Rome, Italy | Xinhua | Parity between the dollar and the euro may persist for some time, evidence of a dramatic decline in the value of the main European currency. However, a leading economist in Italy has said that if exchange rates remain stable, European businesses will be able to cope.
“What is important is to limit volatility and promote stability for the exchange rate,” Guido Traficante, an economist at the European University of Rome, said on Friday. He added that dealing with an up-and-down currency “can be costly for firms that operate in a multi-national context.”
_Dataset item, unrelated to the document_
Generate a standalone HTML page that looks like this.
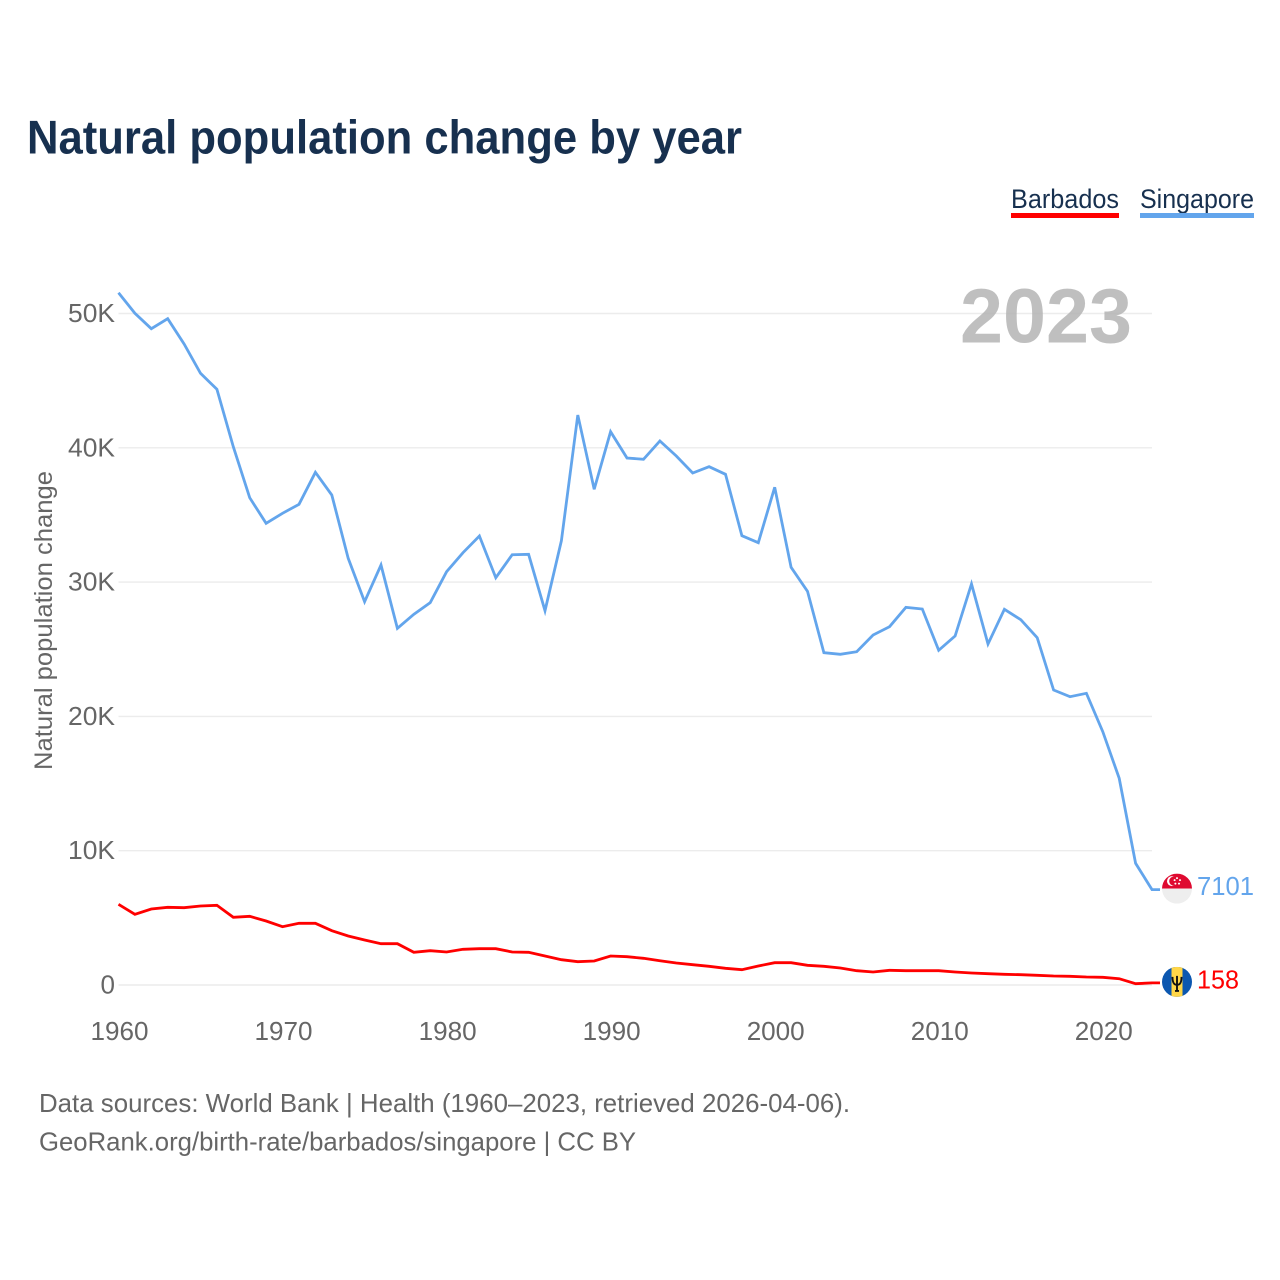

As of Friday, the exchange rate between the two currencies was perfectly even. They have traded within a tight band of plus or minus 1 percent for most of the last six weeks, and the dollar reached its recent peak of 0.991 per euro on Tuesday. It is the strongest the U.S. currency has been against the euro since late 2002. As recently as a year ago, it took 1.176 U.S. dollars to buy a euro.
The short-term winners and losers in this scenario are easy to identify, said Traficante.
The weak euro, he said, makes exports from the 19 countries in the eurozone less expensive, and it can help attract more international tourism to Europe. However, it also makes imports more costly and — importantly for highly-indebted eurozone countries like Italy, Greece, and Portugal — it raises the cost of paying off debt.
Traficante said a major medium-term risk for companies is exchange rate volatility.
The recent strength of the dollar against the euro is due largely to factors which are more pronounced in Europe, Traficante explained.
“The strength of the dollar mainly reflects the concerns that we have in the euro area related to dependency on Russian gas and how to cope with this, and the fact that the European Central Bank should take into account the dilemma of the inflation rate, which is much higher than in the past, beyond 8 percent,” he said.
The reduction in European natural gas imports from Russia since the start of the conflict with Ukraine has pushed up energy prices and fueled inflation, which erodes the buying power of the euro compared to other currencies.
Traficante suggested European Union policymakers focus on making the exchange rate stable and predictable. Quarter-by-quarter variation in the exchange rate is not important, he said.
“What matters more is that there is not much volatility in the currency,” he said.